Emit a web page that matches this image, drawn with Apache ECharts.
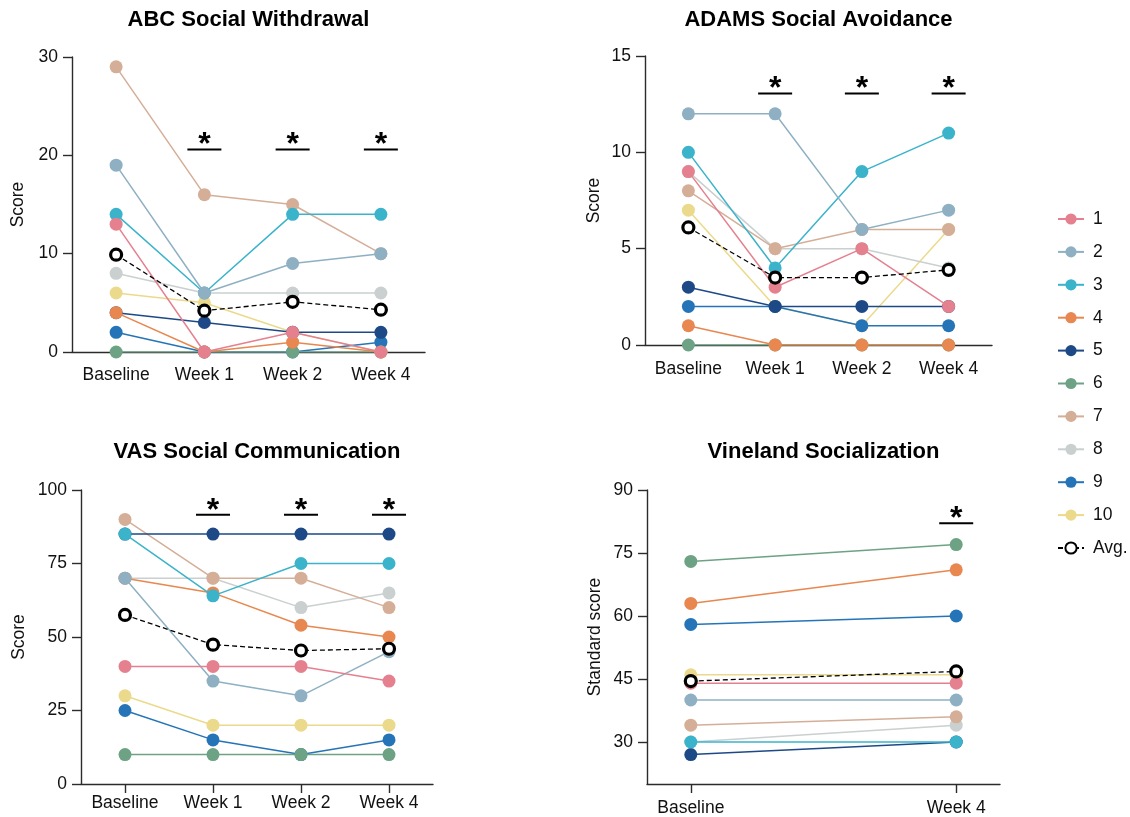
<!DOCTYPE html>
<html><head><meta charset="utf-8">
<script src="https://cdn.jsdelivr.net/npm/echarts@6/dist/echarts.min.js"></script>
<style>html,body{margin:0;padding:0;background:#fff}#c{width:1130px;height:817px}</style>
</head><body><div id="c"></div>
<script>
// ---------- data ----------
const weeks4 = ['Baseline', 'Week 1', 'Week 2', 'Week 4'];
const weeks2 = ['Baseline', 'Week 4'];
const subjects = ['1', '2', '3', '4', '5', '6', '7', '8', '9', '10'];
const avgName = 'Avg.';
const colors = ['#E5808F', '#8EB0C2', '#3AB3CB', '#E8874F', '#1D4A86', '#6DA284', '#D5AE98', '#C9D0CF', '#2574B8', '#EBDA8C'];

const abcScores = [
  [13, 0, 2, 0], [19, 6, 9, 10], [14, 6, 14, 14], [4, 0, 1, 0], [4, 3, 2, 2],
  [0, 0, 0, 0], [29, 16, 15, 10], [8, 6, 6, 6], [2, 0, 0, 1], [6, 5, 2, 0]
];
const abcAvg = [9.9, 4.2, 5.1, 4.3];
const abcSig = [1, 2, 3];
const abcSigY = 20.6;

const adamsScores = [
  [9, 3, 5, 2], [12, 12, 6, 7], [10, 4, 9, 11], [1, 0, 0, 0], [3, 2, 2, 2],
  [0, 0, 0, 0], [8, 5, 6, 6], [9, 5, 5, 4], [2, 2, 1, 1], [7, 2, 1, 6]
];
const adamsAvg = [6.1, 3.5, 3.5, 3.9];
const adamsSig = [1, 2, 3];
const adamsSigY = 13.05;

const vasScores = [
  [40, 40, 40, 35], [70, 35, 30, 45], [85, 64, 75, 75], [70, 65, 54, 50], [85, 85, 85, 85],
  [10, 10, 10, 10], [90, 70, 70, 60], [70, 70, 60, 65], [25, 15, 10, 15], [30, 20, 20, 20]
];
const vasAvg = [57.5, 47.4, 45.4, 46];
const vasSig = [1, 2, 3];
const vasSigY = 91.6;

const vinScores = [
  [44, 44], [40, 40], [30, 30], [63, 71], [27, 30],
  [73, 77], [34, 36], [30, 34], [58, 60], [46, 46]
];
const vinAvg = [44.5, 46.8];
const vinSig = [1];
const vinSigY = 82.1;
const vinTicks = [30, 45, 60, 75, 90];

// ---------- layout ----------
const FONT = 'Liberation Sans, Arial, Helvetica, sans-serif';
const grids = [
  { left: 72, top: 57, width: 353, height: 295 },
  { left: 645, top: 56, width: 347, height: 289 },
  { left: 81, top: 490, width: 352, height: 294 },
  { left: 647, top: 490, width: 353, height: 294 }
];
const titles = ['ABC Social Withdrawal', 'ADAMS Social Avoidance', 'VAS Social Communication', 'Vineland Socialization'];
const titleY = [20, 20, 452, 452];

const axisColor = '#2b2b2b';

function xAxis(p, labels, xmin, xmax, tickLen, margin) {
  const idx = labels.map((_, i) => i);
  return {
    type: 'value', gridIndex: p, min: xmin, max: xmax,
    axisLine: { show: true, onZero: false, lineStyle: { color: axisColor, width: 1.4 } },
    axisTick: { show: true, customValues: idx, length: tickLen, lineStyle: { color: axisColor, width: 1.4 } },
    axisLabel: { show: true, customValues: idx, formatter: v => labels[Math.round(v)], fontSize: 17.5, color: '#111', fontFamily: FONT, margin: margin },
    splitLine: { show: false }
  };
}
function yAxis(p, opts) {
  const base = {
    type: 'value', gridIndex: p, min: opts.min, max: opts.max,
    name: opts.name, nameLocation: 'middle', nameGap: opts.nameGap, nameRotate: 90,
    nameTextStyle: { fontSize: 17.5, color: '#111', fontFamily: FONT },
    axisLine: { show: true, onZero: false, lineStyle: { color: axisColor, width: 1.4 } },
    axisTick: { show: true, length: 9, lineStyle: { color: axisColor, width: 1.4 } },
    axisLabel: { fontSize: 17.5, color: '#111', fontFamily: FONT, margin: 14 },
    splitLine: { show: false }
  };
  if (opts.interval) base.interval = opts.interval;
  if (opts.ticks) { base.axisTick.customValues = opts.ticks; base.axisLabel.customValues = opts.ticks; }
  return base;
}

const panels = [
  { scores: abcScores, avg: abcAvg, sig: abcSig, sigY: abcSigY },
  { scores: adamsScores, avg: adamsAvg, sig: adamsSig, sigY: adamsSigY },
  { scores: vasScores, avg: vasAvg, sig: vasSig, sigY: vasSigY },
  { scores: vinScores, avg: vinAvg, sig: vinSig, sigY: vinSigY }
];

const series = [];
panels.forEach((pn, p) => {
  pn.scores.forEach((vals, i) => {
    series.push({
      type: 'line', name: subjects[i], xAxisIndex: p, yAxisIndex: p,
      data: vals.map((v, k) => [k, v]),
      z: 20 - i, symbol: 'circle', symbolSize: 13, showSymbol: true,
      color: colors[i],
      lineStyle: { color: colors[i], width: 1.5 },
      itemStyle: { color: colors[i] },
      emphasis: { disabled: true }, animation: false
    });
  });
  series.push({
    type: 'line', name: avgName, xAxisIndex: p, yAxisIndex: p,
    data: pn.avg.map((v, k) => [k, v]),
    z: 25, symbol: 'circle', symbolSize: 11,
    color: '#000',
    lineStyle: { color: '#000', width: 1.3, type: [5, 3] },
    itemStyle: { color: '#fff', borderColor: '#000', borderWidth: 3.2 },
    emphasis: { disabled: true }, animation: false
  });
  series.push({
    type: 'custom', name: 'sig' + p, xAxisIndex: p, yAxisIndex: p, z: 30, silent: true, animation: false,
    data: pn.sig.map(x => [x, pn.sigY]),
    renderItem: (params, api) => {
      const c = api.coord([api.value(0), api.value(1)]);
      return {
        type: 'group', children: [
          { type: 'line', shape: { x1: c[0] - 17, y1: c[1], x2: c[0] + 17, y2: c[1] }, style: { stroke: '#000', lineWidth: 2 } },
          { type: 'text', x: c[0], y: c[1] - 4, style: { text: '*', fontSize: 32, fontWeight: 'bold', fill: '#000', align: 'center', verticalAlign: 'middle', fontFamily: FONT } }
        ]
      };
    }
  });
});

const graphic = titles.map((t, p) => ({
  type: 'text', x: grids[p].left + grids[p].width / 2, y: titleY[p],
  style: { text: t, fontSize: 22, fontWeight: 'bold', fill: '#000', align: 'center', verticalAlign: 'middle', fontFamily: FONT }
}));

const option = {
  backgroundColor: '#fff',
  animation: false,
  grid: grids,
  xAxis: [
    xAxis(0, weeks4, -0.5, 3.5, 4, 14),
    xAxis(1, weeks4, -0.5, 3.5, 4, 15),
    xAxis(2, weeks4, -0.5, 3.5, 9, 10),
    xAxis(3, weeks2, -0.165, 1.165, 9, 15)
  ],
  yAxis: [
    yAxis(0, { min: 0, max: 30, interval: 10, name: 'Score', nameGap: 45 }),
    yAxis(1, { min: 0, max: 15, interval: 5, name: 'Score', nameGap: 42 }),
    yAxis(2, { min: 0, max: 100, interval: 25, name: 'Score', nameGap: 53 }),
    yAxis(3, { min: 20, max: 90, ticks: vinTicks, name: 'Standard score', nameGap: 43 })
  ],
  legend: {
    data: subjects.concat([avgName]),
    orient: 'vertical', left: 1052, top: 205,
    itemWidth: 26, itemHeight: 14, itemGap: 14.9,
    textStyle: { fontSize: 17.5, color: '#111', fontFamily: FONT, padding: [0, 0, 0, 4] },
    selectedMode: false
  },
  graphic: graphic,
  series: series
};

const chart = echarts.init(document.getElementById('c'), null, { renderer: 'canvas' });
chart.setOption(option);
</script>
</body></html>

◆ ◆ ◆ ◆

_Required task_. Repeat the listing in full and exactly. Leave any pictures out.

_Solved exercise_.
Emit a web page that matches this image, drawn with Apache ECharts.
<!DOCTYPE html>
<html><head><meta charset="utf-8">
<script src="https://cdn.jsdelivr.net/npm/echarts@6/dist/echarts.min.js"></script>
<style>html,body{margin:0;padding:0;background:#fff}#c{width:1130px;height:817px}</style>
</head><body><div id="c"></div>
<script>
// ---------- data ----------
const weeks4 = ['Baseline', 'Week 1', 'Week 2', 'Week 4'];
const weeks2 = ['Baseline', 'Week 4'];
const subjects = ['1', '2', '3', '4', '5', '6', '7', '8', '9', '10'];
const avgName = 'Avg.';
const colors = ['#E5808F', '#8EB0C2', '#3AB3CB', '#E8874F', '#1D4A86', '#6DA284', '#D5AE98', '#C9D0CF', '#2574B8', '#EBDA8C'];

const abcScores = [
  [13, 0, 2, 0], [19, 6, 9, 10], [14, 6, 14, 14], [4, 0, 1, 0], [4, 3, 2, 2],
  [0, 0, 0, 0], [29, 16, 15, 10], [8, 6, 6, 6], [2, 0, 0, 1], [6, 5, 2, 0]
];
const abcAvg = [9.9, 4.2, 5.1, 4.3];
const abcSig = [1, 2, 3];
const abcSigY = 20.6;

const adamsScores = [
  [9, 3, 5, 2], [12, 12, 6, 7], [10, 4, 9, 11], [1, 0, 0, 0], [3, 2, 2, 2],
  [0, 0, 0, 0], [8, 5, 6, 6], [9, 5, 5, 4], [2, 2, 1, 1], [7, 2, 1, 6]
];
const adamsAvg = [6.1, 3.5, 3.5, 3.9];
const adamsSig = [1, 2, 3];
const adamsSigY = 13.05;

const vasScores = [
  [40, 40, 40, 35], [70, 35, 30, 45], [85, 64, 75, 75], [70, 65, 54, 50], [85, 85, 85, 85],
  [10, 10, 10, 10], [90, 70, 70, 60], [70, 70, 60, 65], [25, 15, 10, 15], [30, 20, 20, 20]
];
const vasAvg = [57.5, 47.4, 45.4, 46];
const vasSig = [1, 2, 3];
const vasSigY = 91.6;

const vinScores = [
  [44, 44], [40, 40], [30, 30], [63, 71], [27, 30],
  [73, 77], [34, 36], [30, 34], [58, 60], [46, 46]
];
const vinAvg = [44.5, 46.8];
const vinSig = [1];
const vinSigY = 82.1;
const vinTicks = [30, 45, 60, 75, 90];

// ---------- layout ----------
const FONT = 'Liberation Sans, Arial, Helvetica, sans-serif';
const grids = [
  { left: 72, top: 57, width: 353, height: 295 },
  { left: 645, top: 56, width: 347, height: 289 },
  { left: 81, top: 490, width: 352, height: 294 },
  { left: 647, top: 490, width: 353, height: 294 }
];
const titles = ['ABC Social Withdrawal', 'ADAMS Social Avoidance', 'VAS Social Communication', 'Vineland Socialization'];
const titleY = [20, 20, 452, 452];

const axisColor = '#2b2b2b';

function xAxis(p, labels, xmin, xmax, tickLen, margin) {
  const idx = labels.map((_, i) => i);
  return {
    type: 'value', gridIndex: p, min: xmin, max: xmax,
    axisLine: { show: true, onZero: false, lineStyle: { color: axisColor, width: 1.4 } },
    axisTick: { show: true, customValues: idx, length: tickLen, lineStyle: { color: axisColor, width: 1.4 } },
    axisLabel: { show: true, customValues: idx, formatter: v => labels[Math.round(v)], fontSize: 17.5, color: '#111', fontFamily: FONT, margin: margin },
    splitLine: { show: false }
  };
}
function yAxis(p, opts) {
  const base = {
    type: 'value', gridIndex: p, min: opts.min, max: opts.max,
    name: opts.name, nameLocation: 'middle', nameGap: opts.nameGap, nameRotate: 90,
    nameTextStyle: { fontSize: 17.5, color: '#111', fontFamily: FONT },
    axisLine: { show: true, onZero: false, lineStyle: { color: axisColor, width: 1.4 } },
    axisTick: { show: true, length: 9, lineStyle: { color: axisColor, width: 1.4 } },
    axisLabel: { fontSize: 17.5, color: '#111', fontFamily: FONT, margin: 14 },
    splitLine: { show: false }
  };
  if (opts.interval) base.interval = opts.interval;
  if (opts.ticks) { base.axisTick.customValues = opts.ticks; base.axisLabel.customValues = opts.ticks; }
  return base;
}

const panels = [
  { scores: abcScores, avg: abcAvg, sig: abcSig, sigY: abcSigY },
  { scores: adamsScores, avg: adamsAvg, sig: adamsSig, sigY: adamsSigY },
  { scores: vasScores, avg: vasAvg, sig: vasSig, sigY: vasSigY },
  { scores: vinScores, avg: vinAvg, sig: vinSig, sigY: vinSigY }
];

const series = [];
panels.forEach((pn, p) => {
  pn.scores.forEach((vals, i) => {
    series.push({
      type: 'line', name: subjects[i], xAxisIndex: p, yAxisIndex: p,
      data: vals.map((v, k) => [k, v]),
      z: 20 - i, symbol: 'circle', symbolSize: 13, showSymbol: true,
      color: colors[i],
      lineStyle: { color: colors[i], width: 1.5 },
      itemStyle: { color: colors[i] },
      emphasis: { disabled: true }, animation: false
    });
  });
  series.push({
    type: 'line', name: avgName, xAxisIndex: p, yAxisIndex: p,
    data: pn.avg.map((v, k) => [k, v]),
    z: 25, symbol: 'circle', symbolSize: 11,
    color: '#000',
    lineStyle: { color: '#000', width: 1.3, type: [5, 3] },
    itemStyle: { color: '#fff', borderColor: '#000', borderWidth: 3.2 },
    emphasis: { disabled: true }, animation: false
  });
  series.push({
    type: 'custom', name: 'sig' + p, xAxisIndex: p, yAxisIndex: p, z: 30, silent: true, animation: false,
    data: pn.sig.map(x => [x, pn.sigY]),
    renderItem: (params, api) => {
      const c = api.coord([api.value(0), api.value(1)]);
      return {
        type: 'group', children: [
          { type: 'line', shape: { x1: c[0] - 17, y1: c[1], x2: c[0] + 17, y2: c[1] }, style: { stroke: '#000', lineWidth: 2 } },
          { type: 'text', x: c[0], y: c[1] - 4, style: { text: '*', fontSize: 32, fontWeight: 'bold', fill: '#000', align: 'center', verticalAlign: 'middle', fontFamily: FONT } }
        ]
      };
    }
  });
});

const graphic = titles.map((t, p) => ({
  type: 'text', x: grids[p].left + grids[p].width / 2, y: titleY[p],
  style: { text: t, fontSize: 22, fontWeight: 'bold', fill: '#000', align: 'center', verticalAlign: 'middle', fontFamily: FONT }
}));

const option = {
  backgroundColor: '#fff',
  animation: false,
  grid: grids,
  xAxis: [
    xAxis(0, weeks4, -0.5, 3.5, 4, 14),
    xAxis(1, weeks4, -0.5, 3.5, 4, 15),
    xAxis(2, weeks4, -0.5, 3.5, 9, 10),
    xAxis(3, weeks2, -0.165, 1.165, 9, 15)
  ],
  yAxis: [
    yAxis(0, { min: 0, max: 30, interval: 10, name: 'Score', nameGap: 45 }),
    yAxis(1, { min: 0, max: 15, interval: 5, name: 'Score', nameGap: 42 }),
    yAxis(2, { min: 0, max: 100, interval: 25, name: 'Score', nameGap: 53 }),
    yAxis(3, { min: 20, max: 90, ticks: vinTicks, name: 'Standard score', nameGap: 43 })
  ],
  legend: {
    data: subjects.concat([avgName]),
    orient: 'vertical', left: 1052, top: 205,
    itemWidth: 26, itemHeight: 14, itemGap: 14.9,
    textStyle: { fontSize: 17.5, color: '#111', fontFamily: FONT, padding: [0, 0, 0, 4] },
    selectedMode: false
  },
  graphic: graphic,
  series: series
};

const chart = echarts.init(document.getElementById('c'), null, { renderer: 'canvas' });
chart.setOption(option);
</script>
</body></html>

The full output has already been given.